■ OBJECTIVE ■
Copy the data exactly as it appears, and do not include any pictures.

■ DATASET EXTRACT ■
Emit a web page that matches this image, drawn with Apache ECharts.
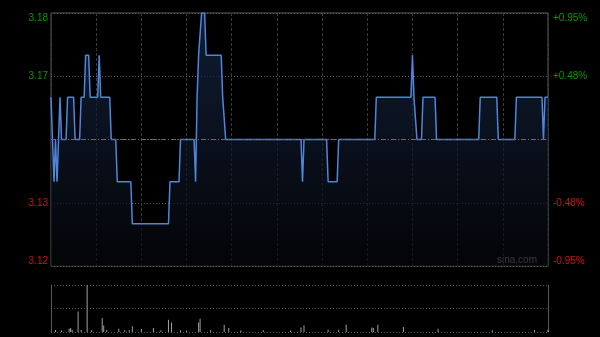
<!DOCTYPE html>
<html>
<head>
<meta charset="utf-8">
<script src="https://cdn.jsdelivr.net/npm/echarts@6/dist/echarts.min.js"></script>
<style>
html,body{margin:0;padding:0;background:#000;}
#chart{width:600px;height:337px;}
</style>
</head>
<body>
<div id="chart"></div>
<script>
// Previous close (reference price for the ± axis)
const prevClose = 3.15;
// Minute index (0 = 9:30, 150 = 12:00/13:00, 330 = 16:00) of each vertex of the price line
const minutes = [0,1,2,3,4,5,6,7,10,11,15,16,19,20,22,23,25,26,31,32,33,39,40,43,44,53,54,78,79,85,86,95,96,97,98,99,100,102,103,113,114,115,116,166,167,168,183,184,190,191,215,216,239,240,241,242,243,246,247,255,256,284,285,296,297,308,309,326,327,328,330];
const prices  = [3.16,3.16,3.14,3.15,3.14,3.14,3.16,3.15,3.15,3.16,3.16,3.15,3.15,3.16,3.16,3.17,3.17,3.16,3.16,3.17,3.16,3.16,3.15,3.15,3.14,3.14,3.13,3.13,3.14,3.14,3.15,3.15,3.14,3.16,3.17,3.17,3.18,3.18,3.17,3.17,3.16,3.16,3.15,3.15,3.14,3.15,3.15,3.14,3.14,3.15,3.15,3.16,3.16,3.17,3.16,3.16,3.15,3.15,3.16,3.16,3.15,3.15,3.16,3.16,3.15,3.15,3.16,3.16,3.15,3.16,3.16];
// Volume bars (relative units)
const volMinutes = [3,7,12,13,14,18,20,24,27,34,35,37,45,49,52,54,60,68,73,78,80,86,90,98,99,106,115,118,126,141,159,166,168,184,191,196,213,214,217,234,257,293,321,330];
const volumes    = [4.2,3.6,7,8.5,4.9,43.5,4.2,100,3.6,29.6,14,4.2,7,3.6,3.6,12,6.3,8.5,3.6,26,20,3.6,3,20,28,3.6,15.5,8.5,3,3.6,3,9.7,14,4.9,4.9,15.5,9.7,8.5,15.5,10.6,7,3.6,4.2,5.5];
// Axis range in cents from previous close
const halfRangeCents = 3;

const GREEN = '#0c960c', RED = '#d21414';
const FONT = 'Liberation Sans, Arial, sans-serif';

const lineData = minutes.map((m, i) => [m, Math.round((prices[i] - prevClose) * 100)]);
const volData = volMinutes.map((m, i) => [m, volumes[i]]);

const chart = echarts.init(document.getElementById('chart'), null, {renderer: 'canvas'});
const labelColor = v => (v > 0 ? GREEN : (v < 0 ? RED : '#888'));

chart.setOption({
  backgroundColor: '#000',
  animation: false,
  grid: [
    {left: 51, top: 13, width: 497, height: 253, show: true, borderColor: '#5a5a5a', borderWidth: 1, backgroundColor: 'transparent'},
    {left: 51, top: 285, width: 497, height: 47}
  ],
  xAxis: [
    {type: 'value', gridIndex: 0, min: 0, max: 330, interval: 30,
     axisLine: {show: false}, axisTick: {show: false}, axisLabel: {show: false},
     splitLine: {show: true, lineStyle: {color: '#3a3a3a', type: [3, 2], width: 1}}},
    {type: 'value', gridIndex: 1, min: 0, max: 330, interval: 30,
     axisLine: {show: false}, axisTick: {show: false}, axisLabel: {show: false},
     splitLine: {show: false}}
  ],
  yAxis: [
    {type: 'value', gridIndex: 0, position: 'left', min: -halfRangeCents, max: halfRangeCents, interval: 1.5,
     axisLine: {show: false}, axisTick: {show: false},
     axisLabel: {margin: 3, fontSize: 10, fontFamily: FONT, color: labelColor,
       verticalAlignMaxLabel: 'top', verticalAlignMinLabel: 'bottom',
       formatter: v => (v === 0 ? '' : (prevClose + v / 100).toFixed(2))},
     splitLine: {show: true, lineStyle: {color: '#5e5e5e', type: [1, 2], width: 1}}},
    {type: 'value', gridIndex: 0, position: 'right', min: -halfRangeCents, max: halfRangeCents, interval: 1.5,
     axisLine: {show: false}, axisTick: {show: false},
     axisLabel: {margin: 5, fontSize: 10, fontFamily: FONT, color: labelColor,
       verticalAlignMaxLabel: 'top', verticalAlignMinLabel: 'bottom',
       formatter: v => {
         if (v === 0) return '';
         const p = (v / prevClose).toFixed(2);
         return (v > 0 ? '+' : '') + p + '%';
       }},
     splitLine: {show: false}},
    {type: 'value', gridIndex: 1, position: 'left', min: 0, max: 100, interval: 50,
     axisLine: {show: true, lineStyle: {color: '#5a5a5a', width: 1}}, axisTick: {show: false}, axisLabel: {show: false},
     splitLine: {show: true, lineStyle: {color: '#5a5a5a', type: [1, 2], width: 1}}},
    {type: 'value', gridIndex: 1, position: 'right', min: 0, max: 100, interval: 50,
     axisLine: {show: true, lineStyle: {color: '#5a5a5a', width: 1}}, axisTick: {show: false}, axisLabel: {show: false},
     splitLine: {show: false}}
  ],
  series: [
    {type: 'line', xAxisIndex: 0, yAxisIndex: 0, data: lineData, symbol: 'none', smooth: false,
     lineStyle: {color: '#4f86dc', width: 1.5},
     areaStyle: {origin: 'start', color: new echarts.graphic.LinearGradient(0, 0, 0, 1, [
       {offset: 0, color: '#17294a'}, {offset: 1, color: '#050609'}])},
     markLine: {silent: true, symbol: 'none', label: {show: false},
       lineStyle: {color: '#6a6a6a', type: [5, 2, 1, 2], width: 1},
       data: [{yAxis: 0}]}
    },
    {type: 'bar', xAxisIndex: 1, yAxisIndex: 2, data: volData, barWidth: 1,
     itemStyle: {color: '#a0a0a0'}}
  ],
  graphic: [
    {type: 'text', right: 63, top: 255, style: {text: 'sina.com', fill: '#a8a8a8', font: '10px ' + FONT}}
  ]
});
</script>
</body>
</html>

■ TASK OUTPUT ■
Emit a web page that matches this image, drawn with Apache ECharts.
<!DOCTYPE html>
<html>
<head>
<meta charset="utf-8">
<script src="https://cdn.jsdelivr.net/npm/echarts@6/dist/echarts.min.js"></script>
<style>
html,body{margin:0;padding:0;background:#000;}
#chart{width:600px;height:337px;}
</style>
</head>
<body>
<div id="chart"></div>
<script>
// Previous close (reference price for the ± axis)
const prevClose = 3.15;
// Minute index (0 = 9:30, 150 = 12:00/13:00, 330 = 16:00) of each vertex of the price line
const minutes = [0,1,2,3,4,5,6,7,10,11,15,16,19,20,22,23,25,26,31,32,33,39,40,43,44,53,54,78,79,85,86,95,96,97,98,99,100,102,103,113,114,115,116,166,167,168,183,184,190,191,215,216,239,240,241,242,243,246,247,255,256,284,285,296,297,308,309,326,327,328,330];
const prices  = [3.16,3.16,3.14,3.15,3.14,3.14,3.16,3.15,3.15,3.16,3.16,3.15,3.15,3.16,3.16,3.17,3.17,3.16,3.16,3.17,3.16,3.16,3.15,3.15,3.14,3.14,3.13,3.13,3.14,3.14,3.15,3.15,3.14,3.16,3.17,3.17,3.18,3.18,3.17,3.17,3.16,3.16,3.15,3.15,3.14,3.15,3.15,3.14,3.14,3.15,3.15,3.16,3.16,3.17,3.16,3.16,3.15,3.15,3.16,3.16,3.15,3.15,3.16,3.16,3.15,3.15,3.16,3.16,3.15,3.16,3.16];
// Volume bars (relative units)
const volMinutes = [3,7,12,13,14,18,20,24,27,34,35,37,45,49,52,54,60,68,73,78,80,86,90,98,99,106,115,118,126,141,159,166,168,184,191,196,213,214,217,234,257,293,321,330];
const volumes    = [4.2,3.6,7,8.5,4.9,43.5,4.2,100,3.6,29.6,14,4.2,7,3.6,3.6,12,6.3,8.5,3.6,26,20,3.6,3,20,28,3.6,15.5,8.5,3,3.6,3,9.7,14,4.9,4.9,15.5,9.7,8.5,15.5,10.6,7,3.6,4.2,5.5];
// Axis range in cents from previous close
const halfRangeCents = 3;

const GREEN = '#0c960c', RED = '#d21414';
const FONT = 'Liberation Sans, Arial, sans-serif';

const lineData = minutes.map((m, i) => [m, Math.round((prices[i] - prevClose) * 100)]);
const volData = volMinutes.map((m, i) => [m, volumes[i]]);

const chart = echarts.init(document.getElementById('chart'), null, {renderer: 'canvas'});
const labelColor = v => (v > 0 ? GREEN : (v < 0 ? RED : '#888'));

chart.setOption({
  backgroundColor: '#000',
  animation: false,
  grid: [
    {left: 51, top: 13, width: 497, height: 253, show: true, borderColor: '#5a5a5a', borderWidth: 1, backgroundColor: 'transparent'},
    {left: 51, top: 285, width: 497, height: 47}
  ],
  xAxis: [
    {type: 'value', gridIndex: 0, min: 0, max: 330, interval: 30,
     axisLine: {show: false}, axisTick: {show: false}, axisLabel: {show: false},
     splitLine: {show: true, lineStyle: {color: '#3a3a3a', type: [3, 2], width: 1}}},
    {type: 'value', gridIndex: 1, min: 0, max: 330, interval: 30,
     axisLine: {show: false}, axisTick: {show: false}, axisLabel: {show: false},
     splitLine: {show: false}}
  ],
  yAxis: [
    {type: 'value', gridIndex: 0, position: 'left', min: -halfRangeCents, max: halfRangeCents, interval: 1.5,
     axisLine: {show: false}, axisTick: {show: false},
     axisLabel: {margin: 3, fontSize: 10, fontFamily: FONT, color: labelColor,
       verticalAlignMaxLabel: 'top', verticalAlignMinLabel: 'bottom',
       formatter: v => (v === 0 ? '' : (prevClose + v / 100).toFixed(2))},
     splitLine: {show: true, lineStyle: {color: '#5e5e5e', type: [1, 2], width: 1}}},
    {type: 'value', gridIndex: 0, position: 'right', min: -halfRangeCents, max: halfRangeCents, interval: 1.5,
     axisLine: {show: false}, axisTick: {show: false},
     axisLabel: {margin: 5, fontSize: 10, fontFamily: FONT, color: labelColor,
       verticalAlignMaxLabel: 'top', verticalAlignMinLabel: 'bottom',
       formatter: v => {
         if (v === 0) return '';
         const p = (v / prevClose).toFixed(2);
         return (v > 0 ? '+' : '') + p + '%';
       }},
     splitLine: {show: false}},
    {type: 'value', gridIndex: 1, position: 'left', min: 0, max: 100, interval: 50,
     axisLine: {show: true, lineStyle: {color: '#5a5a5a', width: 1}}, axisTick: {show: false}, axisLabel: {show: false},
     splitLine: {show: true, lineStyle: {color: '#5a5a5a', type: [1, 2], width: 1}}},
    {type: 'value', gridIndex: 1, position: 'right', min: 0, max: 100, interval: 50,
     axisLine: {show: true, lineStyle: {color: '#5a5a5a', width: 1}}, axisTick: {show: false}, axisLabel: {show: false},
     splitLine: {show: false}}
  ],
  series: [
    {type: 'line', xAxisIndex: 0, yAxisIndex: 0, data: lineData, symbol: 'none', smooth: false,
     lineStyle: {color: '#4f86dc', width: 1.5},
     areaStyle: {origin: 'start', color: new echarts.graphic.LinearGradient(0, 0, 0, 1, [
       {offset: 0, color: '#17294a'}, {offset: 1, color: '#050609'}])},
     markLine: {silent: true, symbol: 'none', label: {show: false},
       lineStyle: {color: '#6a6a6a', type: [5, 2, 1, 2], width: 1},
       data: [{yAxis: 0}]}
    },
    {type: 'bar', xAxisIndex: 1, yAxisIndex: 2, data: volData, barWidth: 1,
     itemStyle: {color: '#a0a0a0'}}
  ],
  graphic: [
    {type: 'text', right: 63, top: 255, style: {text: 'sina.com', fill: '#a8a8a8', font: '10px ' + FONT}}
  ]
});
</script>
</body>
</html>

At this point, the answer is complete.